There are 2^b (b being the number of blocks) combinations to fill the first section, because for each block you can either put it in there or not put it in there. Only a subset of those will be feasible. You pick the combination that fills the most. Then you repeat with the remaining items for the next section.

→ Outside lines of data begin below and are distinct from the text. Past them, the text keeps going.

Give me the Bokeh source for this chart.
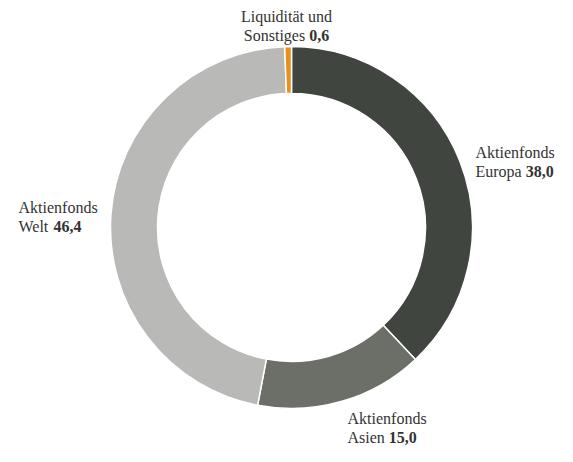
import math
from bokeh.plotting import figure
from bokeh.models import Range1d, ColumnDataSource
from bokeh.core.properties import value
from bokeh.embed import file_html
from bokeh.resources import INLINE

# ---- data ----
categories = ["Aktienfonds Europa", "Aktienfonds Asien", "Aktienfonds Welt", "Liquidität und Sonstiges"]
values = [38.0, 15.0, 46.4, 0.6]
value_labels = ["38,0", "15,0", "46,4", "0,6"]
label_line1 = ["Aktienfonds", "Aktienfonds", "Aktienfonds", "Liquidität und"]
label_line2 = ["Europa", "Asien", "Welt", "Sonstiges"]
colors = ["#40453f", "#6c6f68", "#b9b9b8", "#e8901e"]

# ---- layout (pixel coordinates from top-left) ----
W, H = 557, 446
cx, cy = 291, 227
r_out, r_in = 181, 134
FS = 16
label_pos = [(475, 152, "left"), (347, 418, "left"), (18, 207, "left"), (286, 16, "center")]
LINE_GAP = 19

# Times-compatible advance widths (per 1000 em)
reg_w = {' ': 250, 'A': 722, 'E': 611, 'L': 611, 'S': 556, 'W': 944, 'a': 444, 'd': 500,
         'e': 444, 'f': 333, 'g': 500, 'i': 278, 'k': 500, 'l': 278, 'n': 500, 'o': 500,
         'p': 500, 'q': 500, 'r': 333, 's': 389, 't': 278, 'u': 500, 'ä': 444}
bold_w = {c: 500 for c in "0123456789"}
bold_w[','] = 250


def tw(s, table):
    return sum(table.get(c, 500) for c in s) * FS / 1000.0


p = figure(width=W, height=H, output_backend="svg", toolbar_location=None,
           x_range=Range1d(0, W), y_range=Range1d(-H, 0),
           min_border=0, outline_line_color=None)
p.axis.visible = False
p.grid.visible = False
p.background_fill_color = "white"
p.border_fill_color = "white"

total = sum(values)
starts, ends = [], []
acc = 0.0
for v in values:
    starts.append(math.pi / 2 - 2 * math.pi * acc / total)
    acc += v
    ends.append(math.pi / 2 - 2 * math.pi * acc / total)

src = ColumnDataSource(dict(x=[cx] * len(values), y=[-cy] * len(values),
                            start=starts, end=ends, color=colors, cat=categories))
p.annular_wedge(x="x", y="y", inner_radius=r_in, outer_radius=r_out,
                start_angle="start", end_angle="end", direction="clock",
                fill_color="color", line_color="white", line_width=1.5, source=src)

font = value("Liberation Serif")
txt_color = "#333333"
for i in range(len(values)):
    x0, yb, align = label_pos[i]
    l1 = label_line1[i]
    l2 = label_line2[i] + " "
    num = value_labels[i]
    w2 = tw(l2, reg_w)
    wn = tw(num, bold_w)
    if align == "center":
        p.text(x=[x0], y=[-yb], text=[l1], text_font=font, text_font_size=f"{FS}px",
               text_color=txt_color, text_align="center", text_baseline="alphabetic")
        xl = x0 - (w2 + wn) / 2
    else:
        p.text(x=[x0], y=[-yb], text=[l1], text_font=font, text_font_size=f"{FS}px",
               text_color=txt_color, text_align="left", text_baseline="alphabetic")
        xl = x0
    y2 = -(yb + LINE_GAP)
    p.text(x=[xl], y=[y2], text=[label_line2[i]], text_font=font, text_font_size=f"{FS}px",
           text_color=txt_color, text_align="left", text_baseline="alphabetic")
    p.text(x=[xl + w2], y=[y2], text=[num], text_font=font, text_font_size=f"{FS}px",
           text_font_style="bold", text_color=txt_color, text_align="left",
           text_baseline="alphabetic")

open("out.html", "w").write(file_html(p, INLINE))
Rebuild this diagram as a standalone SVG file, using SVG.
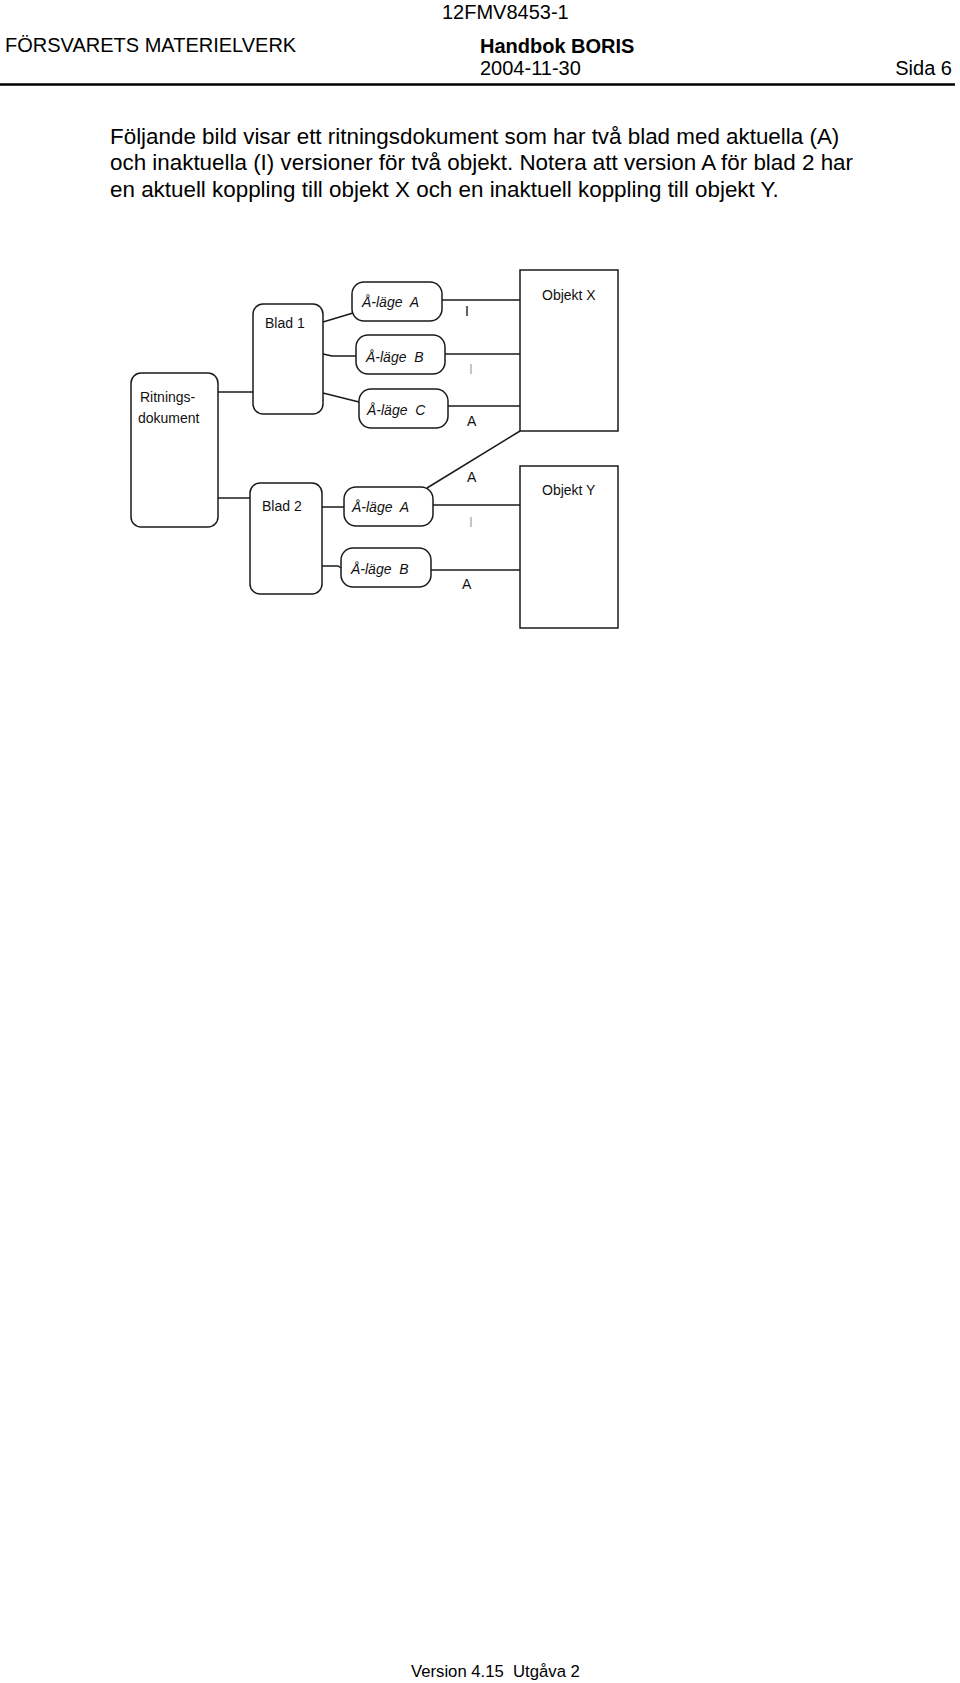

This should give you an idea how to do it:

from itertools import combinations, chain

unassigned_blocks = {
    ('a', 400),
    ('b', 200),
    ('c', 250),
    ('d',  50),
    # ...
}

sections_and_assigned_blocks = {
    ('1', 250): {},
    ('2', 650): {},
    # ...
}

for section in sorted(sections_and_assigned_blocks.keys()):
    best, best_length = {}, 0
    for combination in chain(*[combinations(unassigned_blocks, n)
                               for n in xrange(1, len(unassigned_blocks)+1)]):
        combination = set(combination)
        length = sum(block[1] for block in combination)
        if best_length < length <= section[1]:
            best, best_length = combination, length
    sections_and_assigned_blocks[section] = best
    unassigned_blocks -= best

from pprint import pprint
pprint(sections_and_assigned_blocks)
# {('1', 250): set([('c', 250)]),
#  ('2', 650): set([('a', 400), ('b', 200), ('d', 50)])}

Time complexity is O(s*2^b) (s being the number of sections). In the worst case scenario, sections 1-3 being too small to contain anything, there will be 4 * 2^15 = 131072 iterations. On such small scale, brute force is generally not a problem. However, increasing the number of blocks has a dramatic effect on performance!